Raise a stein to Oktoberfest in Beaver Creek
Vail CO, Colorado
BEAVER CREEK ” Beers, bratwurst and Bavarian music will come together this weekend during Oktoberfest in Beaver Creek village.
The event is a miniature version of the festival that draws 6 million people to Munich, Germany each fall.
“It’s the biggest party in the world,” said Vail resident Helmut Fricker, a German native who pushed to import Oktoberfest to Beaver Creek 11 years ago.
Event organizers expect about 5,000 people to attend Oktoberfest in Beaver Creek. The ice rink will morph into a beer garden serving traditional German brews like Erdinger. Oktoberfest beers are heavier and darker than a standard brew, with a slightly higher alcohol content, said Ludwig Kurz, an Austria native who serves as director of community relations for Beaver Creek Resort.
To compliment the beers, local restaurants set up tents with Oktoberfest foods.
For instance, the Beaver Creek Chophouse plans to make veal and buffalo brats, along with gröstl ” boneless shortribs that are braised, diced and sauteed with potatoes, onions and an Austrian herb called lovage.
A chef with the Alpenrose restaurant in Vail will demonstrate how to cook a stuffed roast pork tenderloin.
“I selected this recipe because it represents something from my home town and it goes with the theme of Oktoberfest,” said chef Gunther Schmidt, who is from Mainz, Germany.
Also keeping with the theme, traditional Oktoberfest music will play during the festival. Fricker, 72, will don his lederhosen and play Bavarian music with his band. Fricker plays the accordion and alpenhorn, the 11-foot horn featured in Ricola commercials.
Other performers include Trachtenkapelle, a brass band from Beaver Creek’s sister resort, Lech Zurs, Austria, and the L.A. Allstars, a rock and dance music cover band from California.
To kick off Oktoberfest, the second annual Oktoberfest Shuffle encourages exercise for a cause. The event is a walk, Nordic walk, hike or run along either a 5- or 10-kilometer course in Beaver Creek. Organizers hope to draw more than 150 participants and raise $10,000 for the Vail Breast Cancer Awareness Group, an Avon nonprofit. Money will fund the “Day to Play” program, which gives women diagnosed with breast cancer $500 to spend on things like a massage or dinner.

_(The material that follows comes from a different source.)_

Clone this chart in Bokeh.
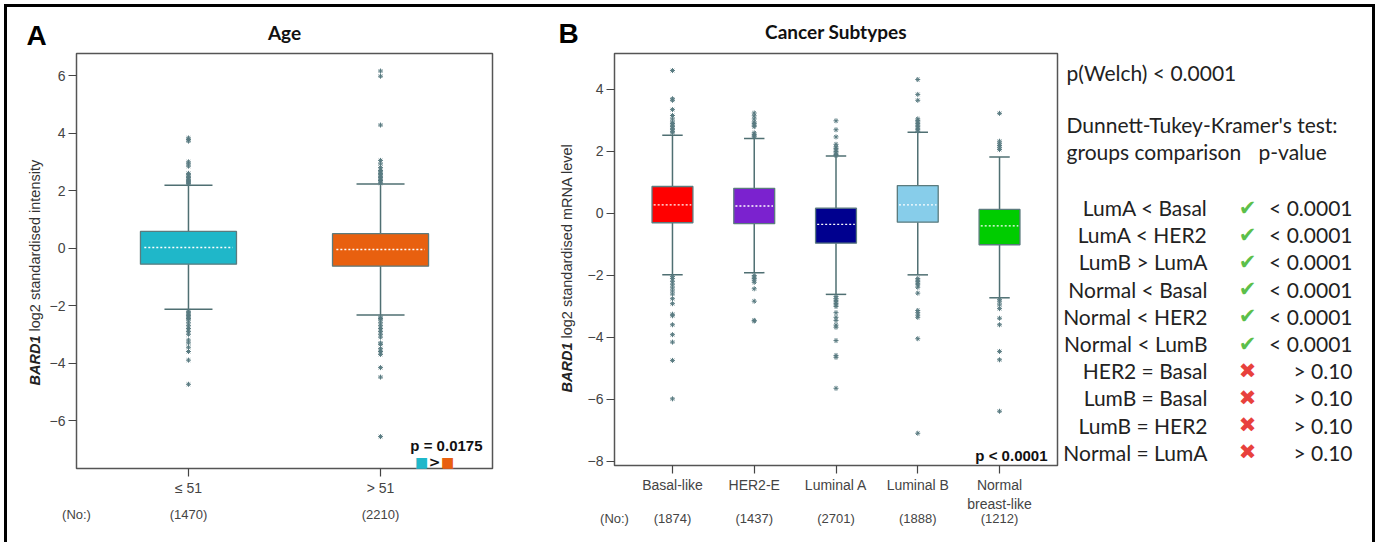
import numpy as np
from bokeh.plotting import figure
from bokeh.models import Range1d, FixedTicker, Label
from bokeh.layouts import row
from bokeh.embed import file_html
from bokeh.resources import INLINE
from bokeh.core.properties import value

# ---------------- Panel A: Age ----------------
age_groups = ["≤ 51", "> 51"]
age_counts = [1470, 2210]
age_q1 = [-0.56, -0.63]
age_median = [0.02, -0.05]
age_q3 = [0.58, 0.50]
age_lower = [-2.13, -2.33]
age_upper = [2.19, 2.23]
age_colors = ["#1fb7c9", "#e8600f"]
age_outliers = [
    [3.83, 3.78, 3.72, 3.0, 2.93, 2.85, 2.6, 2.55, 2.5, 2.45, 2.4, 2.36, 2.33, 2.3, 2.27, 2.24,
     -2.2, -2.25, -2.3, -2.35, -2.4, -2.45, -2.5, -2.6, -2.7, -2.8, -2.9, -3.0, -3.2, -3.3,
     -3.45, -3.6, -3.9, -4.74],
    [6.16, 5.98, 4.28, 3.05, 2.93, 2.8, 2.7, 2.65, 2.6, 2.55, 2.5, 2.45, 2.4, 2.35, 2.3, 2.26,
     -2.4, -2.45, -2.5, -2.6, -2.7, -2.8, -2.9, -3.0, -3.1, -3.3, -3.35, -3.5, -3.6, -3.7,
     -4.16, -4.49, -6.56],
]
age_yticks = [-6, -4, -2, 0, 2, 4, 6]
age_yrange = (-7.67, 6.77)
age_p_text = "p = 0.0175"

# ---------------- Panel B: Cancer subtypes ----------------
sub_groups = ["Basal-like", "HER2-E", "Luminal A", "Luminal B", "Normal\nbreast-like"]
sub_counts = [1874, 1437, 2701, 1888, 1212]
sub_q1 = [-0.30, -0.33, -0.96, -0.28, -1.01]
sub_median = [0.28, 0.24, -0.35, 0.28, -0.40]
sub_q3 = [0.87, 0.81, 0.17, 0.90, 0.13]
sub_lower = [-1.98, -1.91, -2.61, -1.98, -2.72]
sub_upper = [2.52, 2.42, 1.85, 2.62, 1.82]
sub_colors = ["#ff0000", "#7b22cf", "#00008f", "#87cdea", "#00cc00"]
sub_outliers = [
    [4.61, 3.7, 3.65, 3.35, 3.16, 3.05, 2.95, 2.9, 2.85, 2.8, 2.75, 2.7, 2.65, 2.6,
     -2.03, -2.1, -2.2, -2.3, -2.4, -2.5, -2.6, -2.75, -2.91, -3.25, -3.3, -3.59, -3.91,
     -4.15, -4.74, -5.98],
    [3.24, 3.15, 3.05, 2.95, 2.9, 2.85, 2.8, 2.6, 2.55, 2.5, 2.47,
     -2.0, -2.05, -2.1, -2.15, -2.22, -2.43, -2.83, -3.45, -3.47],
    [2.99, 2.7, 2.47, 2.23, 2.15, 2.1, 2.05, 2.0, 1.95, 1.9, 1.87,
     -2.68, -2.75, -2.8, -2.85, -2.9, -2.95, -3.0, -3.2, -3.35, -3.45, -3.6, -3.67, -4.1,
     -4.58, -4.64, -5.64],
    [4.32, 3.84, 3.65, 3.05, 3.0, 2.95, 2.9, 2.85, 2.8, 2.75, 2.7, 2.65,
     -2.1, -2.15, -2.2, -2.25, -2.3, -2.38, -2.57, -3.13, -3.2, -3.28, -3.35, -4.04, -7.09],
    [3.23, 2.33, 2.25, 2.19, 2.12, 2.06,
     -2.77, -2.85, -2.95, -3.07, -3.38, -3.59, -4.45, -4.72, -6.38],
]
sub_yticks = [-8, -6, -4, -2, 0, 2, 4]
sub_yrange = (-8.13, 5.16)
sub_p_text = "p < 0.0001"

# ---------------- Statistics text ----------------
welch_text = "p(Welch) < 0.0001"
test_title = "Dunnett-Tukey-Kramer's test:"
comparisons = ["LumA < Basal", "LumA < HER2", "LumB > LumA", "Normal < Basal",
               "Normal < HER2", "Normal < LumB", "HER2 = Basal", "LumB = Basal",
               "LumB = HER2", "Normal = LumA"]
significant = [True, True, True, True, True, True, False, False, False, False]
pvalues = ["< 0.0001", "< 0.0001", "< 0.0001", "< 0.0001", "< 0.0001", "< 0.0001",
           "> 0.10", "> 0.10", "> 0.10", "> 0.10"]

AX_FONT = "Liberation Sans"
TICK_COLOR = "#444444"
LINE_COLOR = "#4f6f72"
OUT_COLOR = "#587a80"
CANVAS_H = 535
ORIGIN = (7, 7)  # page position of the canvases' top-left corner


def make_panel(width, x_origin, box_px, xrange_box, yrange_box):
    """Figure whose frame is its whole canvas; the plot box sits at box_px (page pixels)."""
    left, top, right, bottom = box_px
    x0, x1 = xrange_box
    y0, y1 = yrange_box
    sx = (right - left) / (x1 - x0)
    sy = (bottom - top) / (y1 - y0)
    xr = Range1d(x0 - (left - x_origin) / sx, x1 + (x_origin + width - right) / sx)
    yr = Range1d(y0 - (ORIGIN[1] + CANVAS_H - bottom) / sy, y1 + (top - ORIGIN[1]) / sy)
    p = figure(width=width, height=CANVAS_H, x_range=xr, y_range=yr, output_backend="svg",
               toolbar_location=None, title=None, min_border=0)
    p.outline_line_color = None
    p.xgrid.visible = False
    p.ygrid.visible = False
    p.quad(left=[x0], right=[x1], bottom=[y0], top=[y1], fill_color=None,
           line_color="#555555", line_width=1.5)
    return p


def style_axes(p, xrange_box, yrange_box, yticks, xlabels):
    p.yaxis.fixed_location = xrange_box[0]
    p.xaxis.fixed_location = yrange_box[0]
    p.yaxis.ticker = FixedTicker(ticks=yticks)
    n = len(xlabels)
    p.xaxis.ticker = FixedTicker(ticks=list(range(1, n + 1)))
    p.xaxis.major_label_overrides = {i + 1: lab for i, lab in enumerate(xlabels)}
    for ax in (p.xaxis[0], p.yaxis[0]):
        ax.axis_line_color = None
        ax.major_tick_in = 0
        ax.major_tick_out = 8
        ax.major_tick_line_color = TICK_COLOR
        ax.major_tick_line_width = 1.2
        ax.minor_tick_line_color = None
        ax.major_label_text_font = AX_FONT
        ax.major_label_text_font_size = "14px"
        ax.major_label_text_color = TICK_COLOR
        ax.major_label_standoff = 3


def draw_boxes(p, q1, med, q3, lo, hi, colors, outliers, box_w=0.5):
    x = list(range(1, len(q1) + 1))
    p.segment(x0=x, y0=q3, x1=x, y1=hi, line_color=LINE_COLOR, line_width=1.5)
    p.segment(x0=x, y0=q1, x1=x, y1=lo, line_color=LINE_COLOR, line_width=1.5)
    cap = box_w / 4
    p.segment(x0=[v - cap for v in x], y0=hi, x1=[v + cap for v in x], y1=hi,
              line_color=LINE_COLOR, line_width=1.5)
    p.segment(x0=[v - cap for v in x], y0=lo, x1=[v + cap for v in x], y1=lo,
              line_color=LINE_COLOR, line_width=1.5)
    ox, oy = [], []
    for i, vals in enumerate(outliers):
        ox += [i + 1] * len(vals)
        oy += vals
    p.scatter(x=ox, y=oy, marker="asterisk", size=5, line_color=OUT_COLOR, line_width=1)
    p.vbar(x=x, width=box_w, bottom=q1, top=q3, fill_color=colors,
           line_color="#5b7b7e", line_width=1.3)
    h = box_w / 2 - 0.02
    p.segment(x0=[v - h for v in x], y0=med, x1=[v + h for v in x], y1=med,
              line_color="white", line_width=1.3, line_dash="2 2")


def lab(p, x, y, text, dx=0, dy=0, **kw):
    opts = dict(text_align="center", text_baseline="middle", text_font=AX_FONT,
                text_font_size="13px", text_color=TICK_COLOR)
    opts.update(kw)
    p.add_layout(Label(x=x, y=y, x_offset=dx, y_offset=dy, text=text, **opts))


def decorate(p, xr, yr, letter, letter_d, title, title_dy, ylab_rest, ylab_d, counts,
             counts_dy):
    x0, x1 = xr
    y0, y1 = yr
    lab(p, (x0 + x1) / 2, y1, title, dy=title_dy, text_font="Lato", text_font_style="bold",
        text_font_size="19px", text_color="#111111")
    lab(p, x0, y1, letter, dx=letter_d[0], dy=letter_d[1], text_font_style="bold",
        text_font_size="28px", text_color="#000000")
    lab(p, x0, y0, "BARD1", dx=ylab_d[0], dy=ylab_d[1], angle=90, angle_units="deg",
        text_align="left", text_font_style="bold italic", text_font_size="14.5px",
        text_color="#222222")
    lab(p, x0, y0, ylab_rest, dx=ylab_d[0], dy=ylab_d[1] + 54, angle=90, angle_units="deg",
        text_align="left", text_font_size="14.5px", text_color="#333333")
    lab(p, x0, y0, "(No:)", dy=counts_dy)
    for i, c in enumerate(counts):
        lab(p, i + 1, y0, f"({c})", dy=counts_dy)


# ---------- Figure A ----------
A_X = (0.417, 2.583)
pA = make_panel(545, 7, (76, 53, 492, 468), A_X, age_yrange)
style_axes(pA, A_X, age_yrange, age_yticks, age_groups)
draw_boxes(pA, age_q1, age_median, age_q3, age_lower, age_upper, age_colors, age_outliers)
decorate(pA, A_X, age_yrange, "A", (-40, 18), "Age", 21, "log2 standardised intensity",
         (-42, 83), age_counts, -46)
lab(pA, A_X[1], age_yrange[0], age_p_text, dx=-10, dy=23, text_align="right",
    text_font_style="bold", text_font_size="15px", text_color="#111111")
for dx, txt, col in [(-71, "■", age_colors[0]), (-58, ">", "#111111"), (-45, "■", age_colors[1])]:
    lab(pA, A_X[1], age_yrange[0], txt, dx=dx, dy=7, text_font="DejaVu Sans",
        text_font_style="bold", text_font_size="14px", text_color=col)

# ---------- Figure B ----------
B_X = (0.291, 5.709)
pB = make_panel(510, 552, (614, 53, 1057, 465), B_X, sub_yrange)
style_axes(pB, B_X, sub_yrange, sub_yticks, sub_groups)
draw_boxes(pB, sub_q1, sub_median, sub_q3, sub_lower, sub_upper, sub_colors, sub_outliers)
decorate(pB, B_X, sub_yrange, "B", (-46, 20), "Cancer Subtypes", 22,
         "log2 standardised mRNA level", (-48, 73), sub_counts, -53)
lab(pB, B_X[1], sub_yrange[0], sub_p_text, dx=-10, dy=10, text_align="right",
    text_font_style="bold", text_font_size="15px", text_color="#111111")

# ---------- Statistics panel ----------
pT = figure(width=310, height=CANVAS_H, x_range=Range1d(1062, 1372),
            y_range=Range1d(ORIGIN[1] + CANVAS_H, ORIGIN[1]),
            output_backend="svg", toolbar_location=None, title=None,
            x_axis_type=None, y_axis_type=None, min_border=0)
pT.xgrid.visible = False
pT.ygrid.visible = False
pT.outline_line_color = None
TF = value("Lato")
TS = "21px"
pT.text(x=[1066, 1066, 1066, 1258], y=[72, 124, 151, 151],
        text=[welch_text, test_title, "groups comparison", "p-value"],
        text_font=TF, text_font_size=TS, text_baseline="middle", text_align="left",
        text_color="#222222")
row_y = [207 + 27.2 * i for i in range(len(comparisons))]
pT.text(x=[1207] * len(comparisons), y=row_y, text=comparisons, text_font=TF,
        text_font_size=TS, text_baseline="middle", text_align="right", text_color="#222222")
pT.text(x=[1352] * len(pvalues), y=row_y, text=pvalues, text_font=TF,
        text_font_size=TS, text_baseline="middle", text_align="right", text_color="#222222")
icons = ["✔" if s else "✖" for s in significant]
icon_colors = ["#5cbf4a" if s else "#e8413c" for s in significant]
pT.text(x=[1247] * len(icons), y=row_y, text=icons, text_color=icon_colors,
        text_font=value("DejaVu Sans"), text_font_size="21px", text_baseline="middle",
        text_align="center")

layout = row(pA, pB, pT, styles={"border-top": "3px solid black", "border-left": "3px solid black",
                                 "border-right": "3px solid black", "margin-left": "4px",
                                 "margin-top": "4px"})

open("out.html", "w").write(file_html(layout, INLINE))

Last year, the 125 people who signed up for the shuffle raised $5,000. The event is unique because participants get a free beer and bratwurst.
“Where else can you hear the national anthem played by the Lech Austrian band?” race director Nate Goldberg said.
The festival in Beaver Creek kicks off a series of Oktoberfests in the valley. Lionshead and Vail Village will hold similar festivities in September.
Beaver Creek’s festivities will take place nearly a month before Oktoberfest begins in Europe.
Holding Oktoberfest early makes sense because tourists are sparse in late September and October, said Jay McCarthy, corporate chef for the Beaver Creek Chophouse. The weather is too cold for golf, but snow has not yet started to fall, he said. And holding Oktoberfest early means musicians and chefs from Austria who would normally be busy with their own Oktoberfests can participate in Beaver Creek’s event.
“By having a, let’s just call it a shoulder Oktoberfest, it works out for us and for them,” McCarthy said.
Oktoberfest started in Vail in 1972. Fricker said he talked with local officials about launching the event. Fricker said Vail’s alpine setting and high concentration of German natives lends itself to an Oktoberfest.
“It’s only natural to have an Oktoberfest here,” he said.